In what surely ranks among the cheeriest calls from the South Lawn since the invention of the presidential selfie, the generous couple Michael Dell and Susan Dell strode into the White House bearing a holiday gift basket of $6.25 billion — earmarked for 25 million American kids under ten, each getting a $250 “Trump Account” contribution.
It’s the kind of yuletide spirit the Founders never envisioned: instead of sharing how we “safeguard liberty,” we hand out preloaded debit cards marked “Made America Great Again.” At the press conference, the president thanked the Dells for their “extraordinary act of kindness, patriotism, and charity.” And one has to admire the efficiency: a single presidential grab-and-go event delivered more holiday cheer than a lifetime of virtue-signaling op-eds.
Still, one can’t help but wonder who picked the ZIP codes. Because nothing says compassionate capitalism like calcium-shaped math and postcode profiling — eligible kids had to live in zip codes where median income is less than $150,000. So if your kid lives in a neighborhood with, say, $149,999 median income — Merry Christmas! — but cross the street and suddenly no more bonus bucks.

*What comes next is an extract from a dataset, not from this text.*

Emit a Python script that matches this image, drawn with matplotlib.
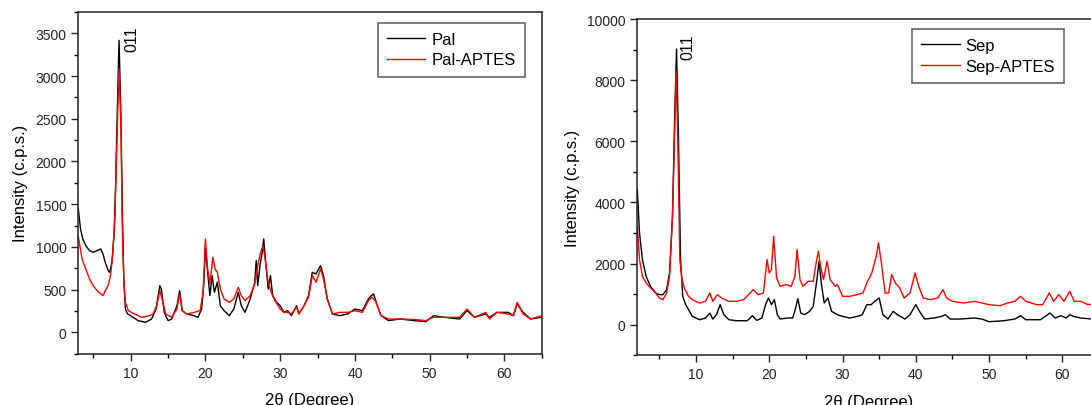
import matplotlib
matplotlib.use("Agg")
import matplotlib.pyplot as plt
from matplotlib.ticker import MultipleLocator

plt.rcParams['font.family'] = ['Liberation Sans', 'DejaVu Sans']

# ---------------- Left panel data (Pal / Pal-APTES) ----------------
pal_x = [3, 3.3, 3.6, 4.0, 4.5, 5.0, 5.5, 6.0, 6.3, 6.6, 7.0, 7.2, 7.5, 7.8, 8.0, 8.2, 8.45,
         8.7, 8.9, 9.1, 9.3, 9.6, 10, 11, 12, 12.8, 13.4, 13.9, 14.1, 14.5, 15, 15.5, 16.2,
         16.55, 16.9, 17.5, 18.5, 19.0, 19.5, 19.8, 20.0, 20.3, 20.6, 20.9, 21.2, 21.6, 22.0,
         22.5, 23.2, 23.8, 24.4, 24.8, 25.3, 26.0, 26.6, 26.8, 27.0, 27.3, 27.6, 27.8, 28.1,
         28.4, 28.7, 29.0, 29.5, 30.0, 30.5, 31.0, 31.5, 32.2, 32.5, 33.2, 33.8, 34.3, 34.8,
         35.4, 35.8, 36.3, 37.0, 38.0, 39.0, 40.0, 41.0, 41.8, 42.2, 42.5, 43.0, 43.5, 44.5,
         46, 48, 49.5, 50.5, 52, 54, 55, 56, 57.5, 58, 59, 60.5, 61.2, 61.7, 62.5, 63.5, 65]
pal_y = [1445, 1210, 1094, 1016, 957, 937, 957, 976, 918, 820, 722, 703, 820, 1172, 1758,
         2540, 3418, 2540, 1367, 586, 273, 215, 195, 137, 117, 156, 273, 547, 508, 234, 137,
         156, 312, 488, 254, 215, 195, 176, 273, 586, 996, 703, 430, 664, 469, 586, 312, 254,
         195, 273, 469, 312, 234, 391, 586, 840, 547, 781, 937, 1094, 781, 508, 664, 430, 351,
         312, 234, 254, 195, 312, 215, 312, 430, 703, 683, 781, 664, 391, 215, 195, 215, 273,
         254, 391, 430, 450, 312, 195, 137, 156, 137, 125, 195, 176, 156, 254, 176, 215, 176,
         234, 234, 195, 332, 234, 156, 176]

palap_x = [3, 3.5, 4, 4.5, 5.0, 5.5, 6.0, 6.3, 6.6, 7.0, 7.3, 7.6, 7.9, 8.2, 8.45, 8.7, 8.9,
           9.1, 9.3, 9.7, 10.5, 11.5, 12.5, 13.0, 13.5, 13.9, 14.2, 14.7, 15.5, 16.2, 16.55,
           16.9, 17.5, 18.5, 19.3, 19.7, 20.0, 20.3, 20.6, 21.0, 21.3, 21.6, 22.0, 22.5, 23.2,
           23.8, 24.4, 24.8, 25.3, 26.0, 26.6, 27.0, 27.4, 27.7, 28.0, 28.4, 28.8, 29.3, 30.0,
           30.5, 31.0, 31.5, 32.2, 32.5, 33.2, 33.8, 34.3, 34.8, 35.4, 35.8, 36.3, 37.0, 38.0,
           39.0, 40.0, 41.0, 41.8, 42.3, 42.7, 43.0, 43.5, 44.5, 46, 48, 49.5, 50.5, 52, 54, 55,
           56, 57.5, 58, 59, 60.5, 61.2, 61.7, 62.5, 63.5, 65]
palap_y = [1125, 860, 742, 625, 547, 488, 450, 430, 488, 547, 664, 898, 1367, 2343, 3086,
           2421, 1172, 586, 352, 254, 215, 176, 195, 215, 312, 488, 391, 215, 176, 273, 450,
           254, 215, 234, 254, 469, 1094, 742, 566, 879, 742, 703, 508, 391, 352, 391, 527,
           430, 371, 430, 566, 781, 937, 1016, 859, 586, 469, 371, 273, 234, 234, 215, 293,
           215, 312, 410, 664, 586, 742, 625, 391, 215, 234, 234, 254, 234, 371, 410, 371, 312,
           195, 156, 156, 150, 137, 176, 176, 176, 273, 176, 234, 156, 234, 215, 195, 352, 215,
           156, 195]

# ---------------- Right panel data (Sep / Sep-APTES) ----------------
sep_x = [2, 2.3, 2.7, 3.2, 3.8, 4.5, 5.0, 5.5, 6.0, 6.4, 6.8, 7.1, 7.35, 7.6, 7.9, 8.2, 8.6,
         9.0, 9.5, 10.5, 11.3, 11.9, 12.3, 12.8, 13.3, 13.8, 14.5, 15.5, 17.0, 17.7, 18.3,
         19.0, 19.5, 19.9, 20.3, 20.7, 21.1, 21.5, 22.5, 23.2, 23.6, 23.9, 24.3, 24.8, 25.5,
         26.0, 26.5, 26.8, 27.1, 27.5, 28.0, 28.5, 29.3, 30.0, 31.0, 32.0, 32.7, 33.3, 33.9,
         34.4, 35.0, 35.5, 36.2, 36.9, 37.5, 38.5, 39.2, 40.0, 40.5, 41.2, 42.5, 43.5, 44.0,
         44.7, 46, 48, 49, 50, 52, 53.5, 54.3, 55, 57, 58.3, 59.0, 59.8, 60.5, 61.0, 61.5,
         62.5, 64, 65]
sep_y = [4427, 3006, 2131, 1585, 1257, 1038, 984, 984, 1148, 1694, 3552, 6831, 9017, 6285,
         2131, 929, 656, 492, 273, 164, 219, 383, 186, 328, 656, 328, 164, 131, 131, 295, 142,
         219, 656, 874, 656, 820, 328, 186, 219, 219, 547, 853, 383, 328, 437, 601, 1476, 2077,
         1367, 710, 874, 437, 328, 273, 219, 273, 328, 656, 656, 765, 874, 328, 186, 437, 328,
         186, 328, 656, 437, 186, 219, 273, 328, 186, 186, 219, 186, 98, 131, 186, 295, 164,
         164, 383, 219, 295, 219, 328, 273, 219, 186, 219]

sepap_x = [2, 2.3, 2.7, 3.2, 3.8, 4.5, 5.0, 5.5, 6.0, 6.4, 6.8, 7.1, 7.3, 7.55, 7.8, 8.1, 8.5,
           9.0, 9.5, 10.5, 11.3, 11.9, 12.3, 12.9, 13.5, 14.5, 15.5, 16.5, 17.4, 17.8, 18.5,
           19.2, 19.7, 20.0, 20.3, 20.6, 21.0, 21.5, 22.3, 23.0, 23.5, 23.8, 24.2, 24.6, 25.3,
           26.0, 26.4, 26.7, 27.0, 27.4, 27.9, 28.3, 29.0, 29.3, 30.0, 31.0, 32.0, 32.8, 33.3,
           34.0, 34.6, 34.9, 35.3, 35.8, 36.3, 36.7, 37.2, 37.8, 38.4, 39.2, 39.9, 40.4, 41.0,
           42.0, 43.0, 43.7, 44.2, 45.0, 46.5, 48.0, 49.0, 50.0, 51.5, 52.5, 53.5, 54.3, 55.0,
           56.5, 57.3, 58.2, 58.8, 59.5, 60.2, 61.0, 61.6, 62.5, 63.5, 65]
sepap_y = [3224, 2131, 1585, 1366, 1202, 1038, 874, 820, 1038, 1585, 3552, 6285, 8307, 5738,
           2131, 1476, 1148, 929, 820, 710, 765, 1038, 765, 984, 874, 765, 765, 820, 1038, 1148,
           984, 1038, 2131, 1694, 1804, 2897, 1530, 1257, 1312, 1257, 1585, 2459, 1476, 1257,
           1421, 1421, 2022, 2405, 1913, 1476, 2077, 1476, 1257, 1312, 929, 929, 984, 1038,
           1366, 1694, 2241, 2678, 2022, 1038, 1038, 1640, 1366, 1202, 874, 1038, 1694, 1257,
           874, 820, 874, 1148, 874, 765, 710, 765, 710, 656, 623, 710, 765, 929, 765, 656, 656,
           1038, 765, 984, 765, 1093, 765, 765, 656, 710]

left_labels = ["Pal", "Pal-APTES"]
right_labels = ["Sep", "Sep-APTES"]
peak_label = "011"
xlabel = "2\u03b8 (Degree)"
ylabel = "Intensity (c.p.s.)"

W, H = 1091, 406
fig = plt.figure(figsize=(W / 100, H / 100), dpi=100)

axL = fig.add_axes([78.3 / W, (H - 354.7) / H, 463.5 / W, 341.7 / H])
axR = fig.add_axes([637.3 / W, (H - 356.3) / H, 461.8 / W, 336.3 / H])


def style(ax):
    for s in ax.spines.values():
        s.set_linewidth(1.1)
        s.set_color('#222222')
    ax.tick_params(axis='both', which='major', direction='out', length=5, width=1,
                   labelsize=10, colors='#222222', top=False, right=False)
    ax.tick_params(axis='both', which='minor', direction='out', length=3, width=1,
                   top=False, right=False)
    ax.xaxis.set_major_locator(MultipleLocator(10))
    ax.xaxis.set_minor_locator(MultipleLocator(5))
    ax.set_xlabel(xlabel, fontsize=12, labelpad=9)
    ax.set_ylabel(ylabel, fontsize=12, labelpad=5)


# Left panel
axL.plot(pal_x, pal_y, color='black', lw=1.0, label=left_labels[0])
axL.plot(palap_x, palap_y, color='#ff0000', lw=1.0, label=left_labels[1])
axL.set_xlim(3, 65)
axL.set_ylim(-250, 3750)
axL.yaxis.set_major_locator(MultipleLocator(500))
axL.yaxis.set_minor_locator(MultipleLocator(250))
style(axL)
axL.text(10.2, 3290, peak_label, rotation=90, ha='center', va='bottom', fontsize=11.5)
legL = axL.legend(loc='upper right', bbox_to_anchor=(0.963, 0.968), borderaxespad=0,
                  fontsize=12, frameon=True, fancybox=False, edgecolor='#333333',
                  handlelength=2.3, handletextpad=0.35, labelspacing=0.32, borderpad=0.55)
legL.get_frame().set_linewidth(1.1)

# Right panel
axR.plot(sep_x, sep_y, color='black', lw=1.0, label=right_labels[0])
axR.plot(sepap_x, sepap_y, color='#ff0000', lw=1.0, label=right_labels[1])
axR.set_xlim(2, 65)
axR.set_ylim(-1000, 10000)
axR.yaxis.set_major_locator(MultipleLocator(2000))
axR.yaxis.set_minor_locator(MultipleLocator(1000))
style(axR)
axR.text(8.92, 8700, peak_label, rotation=90, ha='center', va='bottom', fontsize=11.5)
legR = axR.legend(loc='upper right', bbox_to_anchor=(0.924, 0.970), borderaxespad=0,
                  fontsize=12, frameon=True, fancybox=False, edgecolor='#333333',
                  handlelength=2.3, handletextpad=0.35, labelspacing=0.32, borderpad=0.55)
legR.get_frame().set_linewidth(1.1)

fig.savefig("out.png", dpi=100)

Just imagine the household conversations: “Sweetie, open your stocking — oh look, we got exactly $250. And Jimmy over there got $0 because his zip code is a little too fancy.” It’s like a reverse socialist re-distribution: treat the poor kids better than the “too successful” ones.
And to top it all, the name “Trump Account” suggests lifelong loyalty: future millennials whining about inflation can blame... well, their first $250.
Final punchline: Move over Santa Claus — now the richest guy in the lobby has to worry about audit trails and zip-code eligibility. Merry budget surplus, America!